An additional delay to completing the center on time is the issue of the MTA bus turnaround. The Trancas Canyon Rd./PCH intersection is the end of the line for metro bus service from Los Angeles. For decades, buses have used the shopping center’s parking lot to turn around before heading back to LA.
Hans Laetz, a local resident and activist, said shopping center representative Steve Rozier told him in June that the biggest problem they still faced in renovating the shopping area was the MTA bus turnaround.
“The buses turn around where the new electrical transformers for the entire center are supposed to be housed,” Laetz said. “The city, MTA and Coastal [Commission] will not allow that bus turnaround to be eliminated without replacing it…There is no place else anywhere west of the Civic Center where buses can make a U-turn.”
Contractually, MTA buses cannot go behind the grocery store to turn around.
Several years ago, Laetz sued the owners of the center and also filed an appeal with the California Coastal Commission over the remodeling and expansion project.
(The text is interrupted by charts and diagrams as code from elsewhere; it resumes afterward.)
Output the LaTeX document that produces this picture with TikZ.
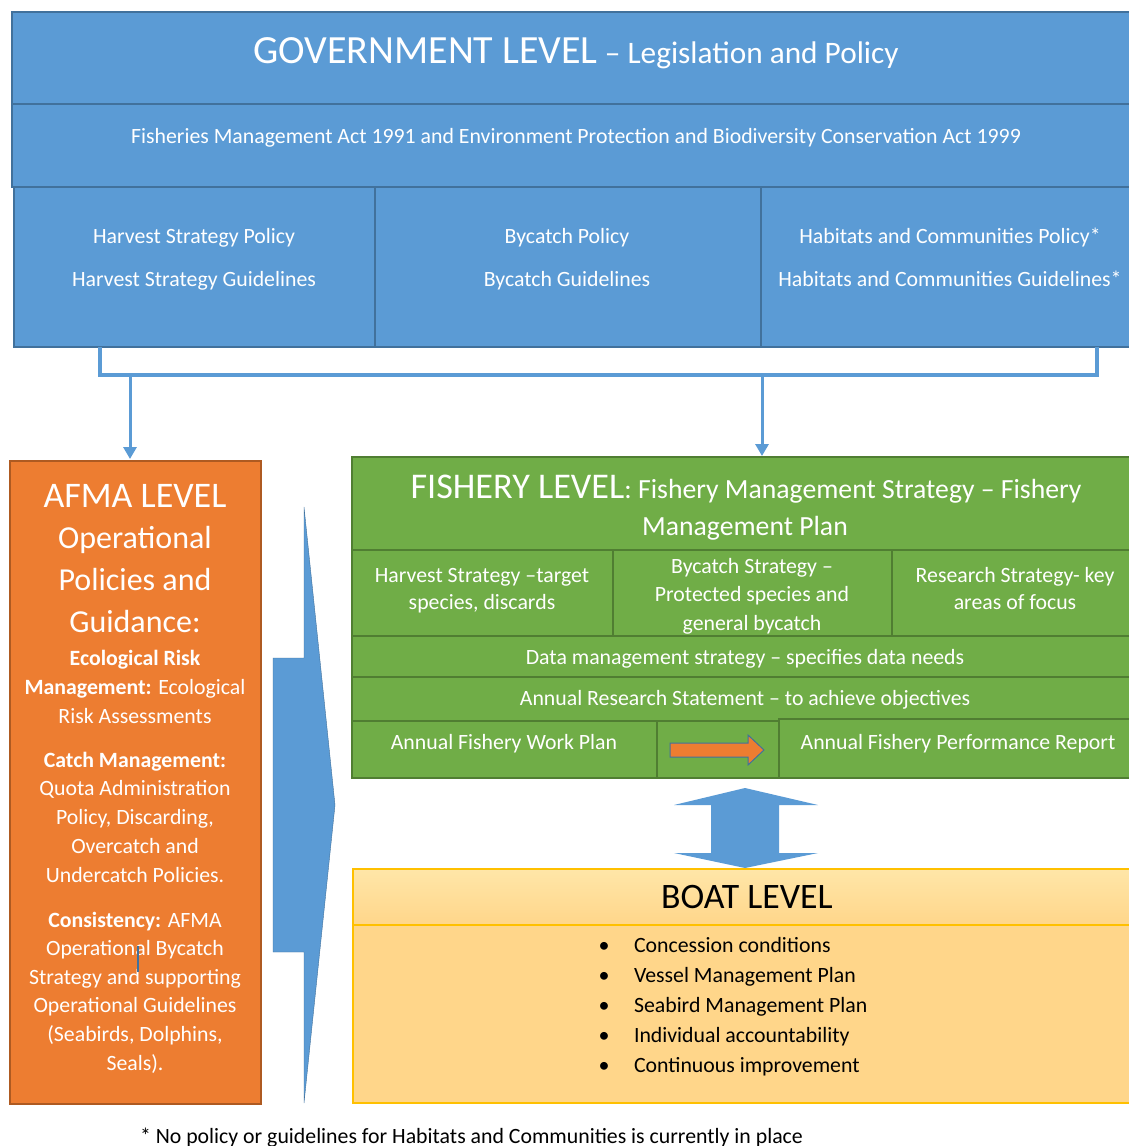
\documentclass[tikz,border=0pt]{standalone}
\usepackage{fontspec}
\setmainfont{Carlito}
\usetikzlibrary{arrows.meta}
\definecolor{gblue}{HTML}{5B9BD5}
\definecolor{gblueD}{HTML}{41719C}
\definecolor{fgreen}{HTML}{70AD47}
\definecolor{fgreenD}{HTML}{507E32}
\definecolor{aorange}{HTML}{ED7D31}
\definecolor{aorangeD}{HTML}{AE5A21}
\definecolor{byel}{HTML}{FFD68A}
\definecolor{byelL}{HTML}{FFE6A8}
\definecolor{bgold}{HTML}{FFC000}
\newcommand{\fs}[2]{\fontsize{#1}{#2}\selectfont}
\newcommand{\sm}{\fs{21.8}{26}}
\begin{document}
\begin{tikzpicture}[x=1pt,y=-1pt,
  cell/.style={anchor=north west,inner sep=0pt,outer sep=0pt,line width=1.4pt},
  govcell/.style={cell,draw=gblueD,fill=gblue},
  fishcell/.style={cell,draw=fgreenD,fill=fgreen},
  txt/.style={inner sep=0pt,outer sep=0pt,anchor=base,text=white},
  btxt/.style={inner sep=0pt,outer sep=0pt,anchor=base west,text=black},
  conn/.style={draw=gblue,line width=3.2pt},
  arr/.style={draw=gblue,line width=3pt,-{Triangle[length=12pt,width=13pt]}}
]
\clip (0,0) rectangle (1129,1146);
\fill[white] (0,0) rectangle (1129,1146);

% ---------- Government level ----------
\node[govcell,minimum width=1130pt,minimum height=92pt] (g0) at (12,12) {};
\node[govcell,minimum width=1130pt,minimum height=83pt] (g1) at (12,104) {};
\node[govcell,minimum width=361pt,minimum height=160pt] (gA) at (14,187) {};
\node[govcell,minimum width=386pt,minimum height=160pt] (gB) at (375,187) {};
\node[govcell,minimum width=380pt,minimum height=160pt] (gC) at (761,187) {};

\node[txt] (gt) at (576,63) {\fs{40}{44}GOVERNMENT LEVEL\fs{31.3}{34} – Legislation and Policy};
\node[txt] (gact) at (576,143) {\sm Fisheries Management Act 1991 and Environment Protection and Biodiversity Conservation Act 1999};
\node[txt] (ga1) at (194,243) {\sm Harvest Strategy Policy};
\node[txt] (ga2) at (194,286) {\sm Harvest Strategy Guidelines};
\node[txt] (gb1) at (567,243) {\sm Bycatch Policy};
\node[txt] (gb2) at (567,286) {\sm Bycatch Guidelines};
\node[txt] (gc1) at (950,243) {\sm Habitats and Communities Policy*};
\node[txt] (gc2) at (950,286) {\sm Habitats and Communities Guidelines*};

% ---------- bracket and arrows ----------
\coordinate (bl) at (100,347);
\coordinate (bm) at (100,375);
\coordinate (bn) at (1097,375);
\coordinate (br) at (1097,347);
\draw[conn] (bl) -- (bm) -- (bn) -- (br);
\coordinate (a1) at (130,375);
\coordinate (a1e) at (130,459);
\coordinate (a2) at (762,375);
\coordinate (a2e) at (762,456);

% ---------- AFMA level ----------
\node[cell,draw=aorangeD,fill=aorange,minimum width=251pt,minimum height=643pt] (afma) at (10,461) {};
\draw[arr] (a1) -- (a1e);
\node[txt] (at) at (135,507) {\parbox[t]{245pt}{\centering\fs{36}{41}AFMA LEVEL\\\fs{32}{41.7}Operational\\Policies and\\Guidance:}};
\node[txt] (ap1) at (135,665) {\parbox[t]{245pt}{\centering\fs{21.8}{29}\textbf{Ecological Risk}\\\textbf{Management:} Ecological\\Risk Assessments}};
\node[txt] (ap2) at (135,767) {\parbox[t]{245pt}{\centering\fs{21.8}{28.75}\textbf{Catch Management:}\\Quota Administration\\Policy, Discarding,\\Overcatch and\\Undercatch Policies.}};
\node[txt] (ap3) at (135,927) {\parbox[t]{245pt}{\centering\fs{21.8}{28.6}\textbf{Consistency:} AFMA\\Operational Bycatch\\Strategy and supporting\\Operational Guidelines\\(Seabirds, Dolphins,\\Seals).}};
\draw[gblueD,line width=1.2pt] (138,946) -- (138,972);

% ---------- big chevron arrow ----------
\path[fill=gblue,draw=gblueD,line width=0.4pt] (273,658) -- (304,658) -- (304,507) -- (335,805) -- (304,1103) -- (304,952) -- (273,952) -- cycle;

% ---------- Fishery level ----------
\node[fishcell,minimum width=790pt,minimum height=93pt] (f0) at (352,457) {};
\node[fishcell,minimum width=261pt,minimum height=86pt] (fA) at (352,550) {};
\node[fishcell,minimum width=279pt,minimum height=86pt] (fB) at (613,550) {};
\node[fishcell,minimum width=250pt,minimum height=86pt] (fC) at (892,550) {};
\node[fishcell,minimum width=790pt,minimum height=41pt] (fD) at (352,636) {};
\node[fishcell,minimum width=790pt,minimum height=44pt] (fE) at (352,677) {};
\node[fishcell,minimum width=305pt,minimum height=57pt] (fF) at (352,721) {};
\node[fishcell,minimum width=122pt,minimum height=57pt] (fG) at (657,721) {};
\node[fishcell,minimum width=363pt,minimum height=59pt] (fH) at (779,719) {};
\draw[arr] (a2) -- (a2e);

\node[txt] (ft1) at (746,498) {\fs{36.2}{40}FISHERY LEVEL\fs{27.7}{32}: Fishery Management Strategy – Fishery};
\node[txt] (ft2) at (745,535) {\fs{27.7}{32}Management Plan};
\node[txt] (fa) at (482,582) {\parbox[t]{258pt}{\centering\fs{21.8}{27}Harvest Strategy –target\\species, discards}};
\node[txt] (fb) at (752,573) {\parbox[t]{275pt}{\centering\fs{21.8}{28.5}Bycatch Strategy –\\Protected species and\\general bycatch}};
\node[txt] (fc) at (1015,582) {\parbox[t]{245pt}{\centering\fs{21.8}{27}Research Strategy- key\\areas of focus}};
\node[txt] (fd) at (745,664) {\sm Data management strategy – specifies data needs};
\node[txt] (fe) at (745,705) {\sm Annual Research Statement – to achieve objectives};
\node[txt] (ff) at (504,749) {\sm Annual Fishery Work Plan};
\node[txt] (fh) at (958,749) {\sm Annual Fishery Performance Report};
\path[fill=aorange,draw=gblueD,line width=1pt] (670,743) -- (748,743) -- (748,735) -- (764,750) -- (748,765) -- (748,757) -- (670,757) -- cycle;

% ---------- double arrow ----------
\path[fill=gblue] (745,788) -- (818,805) -- (779,805) -- (779,853) -- (818,853) -- (745,868) -- (674,853) -- (711,853) -- (711,805) -- (674,805) -- cycle;

% ---------- Boat level ----------
\node[cell,draw=bgold,fill=byel,minimum width=790pt,minimum height=234pt] (boat) at (353,869) {};
\node[cell,draw=bgold,top color=byelL,bottom color=byel,minimum width=790pt,minimum height=56pt] (bh) at (353,869) {};
\node[btxt,anchor=base] (bt) at (747,908) {\fs{35.8}{40}BOAT LEVEL};
\foreach \y/\t [count=\i] in {952/Concession conditions,982/Vessel Management Plan,1012/Seabird Management Plan,1042/Individual accountability,1072/Continuous improvement}{
  \node[btxt,anchor=base] (bb\i) at (604,\y) {\fs{22}{26}\textbullet};
  \node[btxt] (bi\i) at (634,\y) {\fs{21.8}{26}\t};
}

% ---------- footnote ----------
\node[btxt] (fn) at (140,1143) {\sm * No policy or guidelines for Habitats and Communities is currently in place};
\end{tikzpicture}
\end{document}
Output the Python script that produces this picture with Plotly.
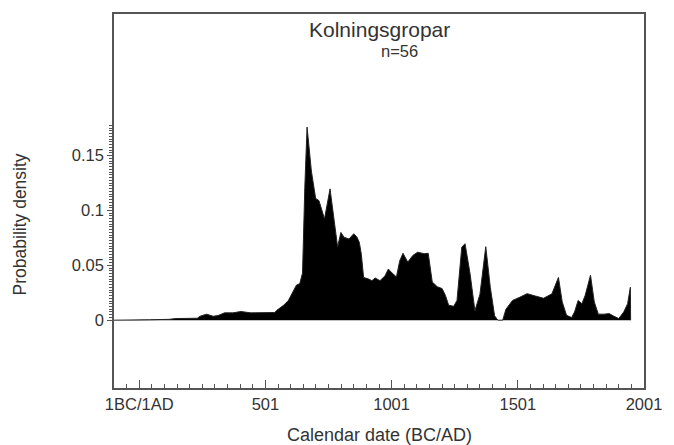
import plotly.graph_objects as go

years = [-100, 0, 40, 120, 145, 230, 241, 267, 293, 312, 338, 371, 403, 442, 470, 537,
         545, 572, 591, 611, 623, 636, 647, 656, 665, 682, 699, 712, 734, 756, 773,
         786, 799, 811, 831, 850, 862, 872, 880, 889, 909, 922, 935, 954, 974, 987,
         1002, 1019, 1032, 1045, 1064, 1084, 1103, 1129, 1145, 1161, 1181, 1200, 1213,
         1226, 1246, 1259, 1278, 1291, 1311, 1330, 1350, 1373, 1391, 1408, 1421, 1440,
         1453, 1479, 1505, 1537, 1570, 1602, 1635, 1661, 1676, 1693, 1713, 1725, 1739,
         1754, 1767, 1788, 1803, 1819, 1842, 1862, 1881, 1900, 1920, 1935, 1946, 1947]
density = [0, 0, 0.0004, 0.0008, 0.0015, 0.0018, 0.0036, 0.0055, 0.0036, 0.0042, 0.0067,
           0.0067, 0.0079, 0.0067, 0.0068, 0.007,
           0.009, 0.0136, 0.018, 0.027, 0.032, 0.0333, 0.043, 0.121, 0.176, 0.136, 0.111,
           0.109, 0.0924, 0.1197, 0.091,
           0.0667, 0.080, 0.0757, 0.074, 0.0788, 0.076, 0.071, 0.060, 0.039, 0.0375,
           0.036, 0.0385, 0.036, 0.0405, 0.0466,
           0.043, 0.0394, 0.054, 0.061, 0.053, 0.059, 0.062, 0.0606, 0.061, 0.0348,
           0.0305, 0.0288, 0.0227,
           0.0136, 0.0127, 0.018, 0.0666, 0.0697, 0.042, 0.0086, 0.0236, 0.067, 0.030,
           0.004, 0, 0,
           0.010, 0.018, 0.0206, 0.0242, 0.022, 0.020, 0.024, 0.039, 0.0167, 0.0045,
           0.0024, 0.0076, 0.018,
           0.015, 0.0227, 0.041, 0.0167, 0.0055, 0.0055, 0.006, 0.0036, 0.0015, 0.0076,
           0.015, 0.030, 0]

x_tick_vals = [0, 500, 1000, 1500, 2000]
x_tick_text = ["1BC/1AD", "501", "1001", "1501", "2001"]
x_minor_vals = list(range(-50, 2000, 50))
y_tick_vals = [0, 0.05, 0.1, 0.15]
y_tick_text = ["0", "0.05", "0.1", "0.15"]
y_minor_vals = [i * 0.0025 for i in range(0, 72)]

title_text = "Kolningsgropar"
subtitle_text = "n=56"
x_title = "Calendar date (BC/AD)"
y_title = "Probability density"

FONT = "Liberation Sans, Arial, sans-serif"
TXT = "#333333"
AX = "#555555"

fig = go.Figure()
fig.add_trace(go.Scatter(
    x=years, y=density, mode="lines", fill="tozeroy",
    fillcolor="black", line=dict(color="#222222", width=1),
    hoverinfo="skip", showlegend=False,
))

fig.update_layout(
    width=674, height=445,
    margin=dict(l=114, r=21, t=13, b=57),
    paper_bgcolor="white", plot_bgcolor="white",
    font=dict(family=FONT, size=16, color=TXT),
    showlegend=False,
    annotations=[
        dict(text=title_text, xref="paper", yref="y", x=0.5, y=0.2646,
             xanchor="center", yanchor="middle",
             showarrow=False, font=dict(size=21, color=TXT, family=FONT)),
        dict(text=subtitle_text, xref="paper", yref="y", x=0.539, y=0.2455,
             xanchor="center", yanchor="middle",
             showarrow=False, font=dict(size=16.5, color=TXT, family=FONT)),
        dict(text=x_title, xref="paper", yref="paper", x=0.5, y=0,
             yshift=-47, xanchor="center", yanchor="middle",
             showarrow=False, font=dict(size=18, color=TXT, family=FONT)),
        dict(text=y_title, xref="paper", yref="y", x=0, y=0.0873,
             xshift=-94, xanchor="center", yanchor="middle", textangle=-90,
             showarrow=False, font=dict(size=17.5, color=TXT, family=FONT)),
    ],
)

fig.update_xaxes(
    range=[-100, 2000], showgrid=False, zeroline=False,
    showline=True, linecolor=AX, linewidth=1.5, mirror=True,
    tickmode="array", tickvals=x_tick_vals, ticktext=x_tick_text,
    ticks="inside", ticklen=8, tickwidth=1, tickcolor=AX,
    minor=dict(tickmode="array", tickvals=x_minor_vals, ticks="inside",
               ticklen=4, tickwidth=1, tickcolor=AX, showgrid=False),
    tickfont=dict(size=16.5, color=TXT, family=FONT),
    ticklabeloverflow="allow",
)
fig.update_yaxes(
    range=[-0.0618, 0.2791], showgrid=False, zeroline=False,
    showline=True, linecolor=AX, linewidth=1.5, mirror=True,
    tickmode="array", tickvals=y_tick_vals, ticktext=y_tick_text,
    ticks="outside", ticklen=5, tickwidth=1, tickcolor=AX,
    minor=dict(tickmode="array", tickvals=y_minor_vals, ticks="outside",
               ticklen=3, tickwidth=1, tickcolor=AX, showgrid=False),
    tickfont=dict(size=16.5, color=TXT, family=FONT),
)

fig.write_html(
    "out.html",
    config={"displayModeBar": False},
    post_script="document.body.style.margin='0';document.body.style.overflow='hidden';",
)
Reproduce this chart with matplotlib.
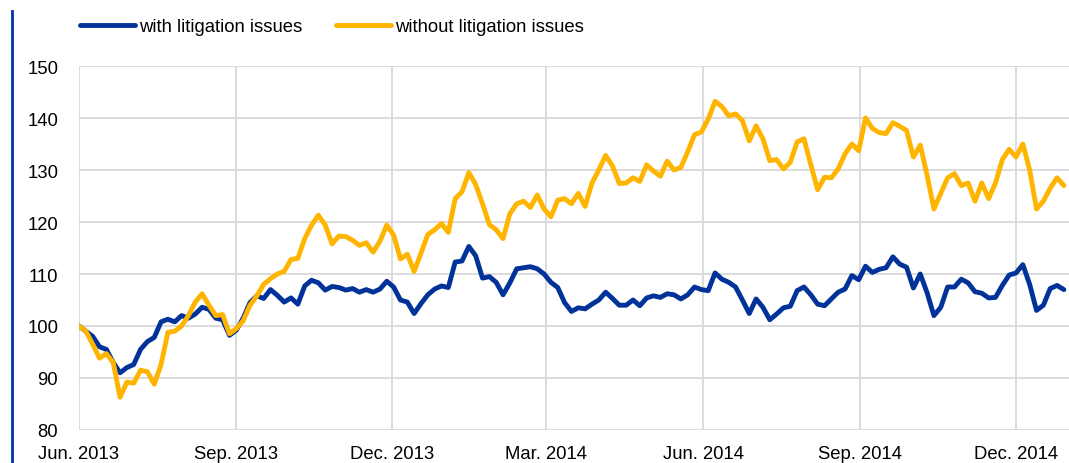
import pandas as pd
import matplotlib.pyplot as plt
import matplotlib.lines as mlines

plt.rcParams['font.family'] = ['Liberation Sans', 'DejaVu Sans']

# Index values, one reading every 4 days from 1 Jun 2013
dates = pd.date_range('2013-06-01', periods=145, freq='4D')

with_litigation = [
    100, 99, 98, 96, 95.5, 93, 91, 92, 92.6, 95.5,
    97, 97.8, 100.8, 101.3, 100.8, 102, 101.5, 102.3, 103.6, 103.2,
    101.5, 101.2, 98.2, 99.2, 101.5, 104.5, 105.8, 105.3, 107, 105.9,
    104.6, 105.4, 104.2, 107.7, 108.8, 108.3, 106.9, 107.6, 107.4, 106.9,
    107.2, 106.5, 107, 106.5, 107.1, 108.6, 107.5, 105, 104.6, 102.4,
    104.3, 106, 107.1, 107.7, 107.4, 112.3, 112.5, 115.3, 113.5, 109.2,
    109.5, 108.4, 106, 108.3, 111, 111.2, 111.4, 111, 110, 108.4,
    107.4, 104.5, 102.8, 103.5, 103.3, 104.2, 105, 106.5, 105.3, 104,
    104, 105, 103.9, 105.4, 105.8, 105.5, 106.2, 106, 105.2, 106,
    107.5, 107, 106.8, 110.2, 109, 108.4, 107.5, 105, 102.4, 105.2,
    103.6, 101.2, 102.3, 103.5, 103.8, 106.8, 107.5, 106, 104.2, 103.9,
    105.2, 106.5, 107.1, 109.7, 108.9, 111.5, 110.3, 110.9, 111.2, 113.3,
    111.9, 111.3, 107.3, 110, 106.4, 102, 103.6, 107.5, 107.5, 109,
    108.3, 106.6, 106.3, 105.4, 105.5, 107.8, 109.8, 110.2, 111.8, 108,
    103, 104, 107.2, 107.8, 107,
]

without_litigation = [
    100, 99, 96.5, 93.8, 94.7, 93, 86.3, 89.2, 89, 91.5,
    91.2, 88.8, 92.6, 98.8, 99, 100, 102, 104.6, 106.2, 104,
    102, 102.2, 98.5, 99.5, 101, 104, 105.8, 108, 109.1, 110,
    110.5, 112.8, 113, 116.8, 119.4, 121.3, 119.4, 115.8, 117.3, 117.2,
    116.5, 115.5, 116, 114.2, 116.3, 119.4, 117.5, 112.9, 113.8, 110.5,
    114, 117.6, 118.5, 119.7, 118, 124.5, 125.8, 129.5, 127.2, 123.5,
    119.5, 118.5, 116.8, 121.6, 123.5, 124, 122.8, 125.2, 122.5, 121,
    124.2, 124.5, 123.5, 125.5, 123, 127.5, 130, 132.8, 130.8, 127.4,
    127.5, 128.5, 127.8, 131, 129.8, 128.8, 131.7, 130, 130.5, 133.5,
    136.8, 137.3, 139.8, 143.2, 142.2, 140.4, 140.8, 139.5, 135.6, 138.5,
    136, 131.8, 132, 130.2, 131.5, 135.4, 136, 131, 126.2, 128.6,
    128.5, 130.2, 133.1, 135, 133.7, 140, 138, 137.2, 137, 139.1,
    138.4, 137.6, 132.5, 134.8, 129, 122.5, 125.5, 128.5, 129.3, 127,
    127.5, 124, 127.5, 124.5, 127.5, 132, 134, 132.5, 135, 130,
    122.5, 124, 126.5, 128.5, 127,
]

tick_dates = pd.to_datetime(['2013-06-01', '2013-09-01', '2013-12-01', '2014-03-01',
                             '2014-06-01', '2014-09-01', '2014-12-01'])
tick_labels = ['Jun. 2013', 'Sep. 2013', 'Dec. 2013', 'Mar. 2014',
               'Jun. 2014', 'Sep. 2014', 'Dec. 2014']

blue = '#003299'
gold = '#FFB400'

fig = plt.figure(figsize=(10.69, 4.64), dpi=100)
ax = fig.add_axes([79 / 1069, 1 - 431 / 464, 1 - 79 / 1069, (431 - 67) / 464])

ax.plot(dates, with_litigation, color=blue, lw=3.5, label='with litigation issues',
        solid_joinstyle='round', solid_capstyle='round', zorder=3)
ax.plot(dates, without_litigation, color=gold, lw=3.5, label='without litigation issues',
        solid_joinstyle='round', solid_capstyle='round', zorder=3)

ax.set_ylim(80, 150)
ax.set_yticks(range(80, 151, 10))
ax.set_xlim(pd.Timestamp('2013-06-01'), pd.Timestamp('2015-01-01'))
ax.set_xticks(tick_dates)
ax.set_xticklabels(tick_labels)

ax.grid(True, color='#d9d9d9', lw=1.3)
ax.set_axisbelow(True)
for s in ax.spines.values():
    s.set_visible(False)
ax.tick_params(length=0, labelsize=13.3, colors='black')
ax.tick_params(axis='y', pad=15)
ax.tick_params(axis='x', pad=11)

fig.legend(loc='center left', bbox_to_anchor=(80 / 1069, 1 - 28 / 464), ncol=2,
           frameon=False, fontsize=13.3, handlelength=3.0, handletextpad=0.2,
           columnspacing=1.8, borderpad=0, borderaxespad=0)

# dark blue rule down the left edge
fig.add_artist(mlines.Line2D([12 / 1069, 12 / 1069], [0, 1 - 12 / 464],
                             color='#0033a0', lw=2))

fig.savefig('out.png', dpi=100)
He said his primary objective was to save the Trancas Lagoon—the 7.4 acres of undeveloped land around Trancas Creek—from becoming part of the expanded shopping center. He dropped his lawsuit as well as his appeal to the Coastal Commission in 2010 in exchange for the owners agreeing to transfer the lagoon acreage to a park agency, as well as design and build a right-hand turn lane from the PCH bridge over Trancas Creek up to the intersection of PCH and Trancas Canyon Rd.
Rozier told Laetz in June that the right turn lane had been designed and was awaiting Caltrans approval, Laetz said.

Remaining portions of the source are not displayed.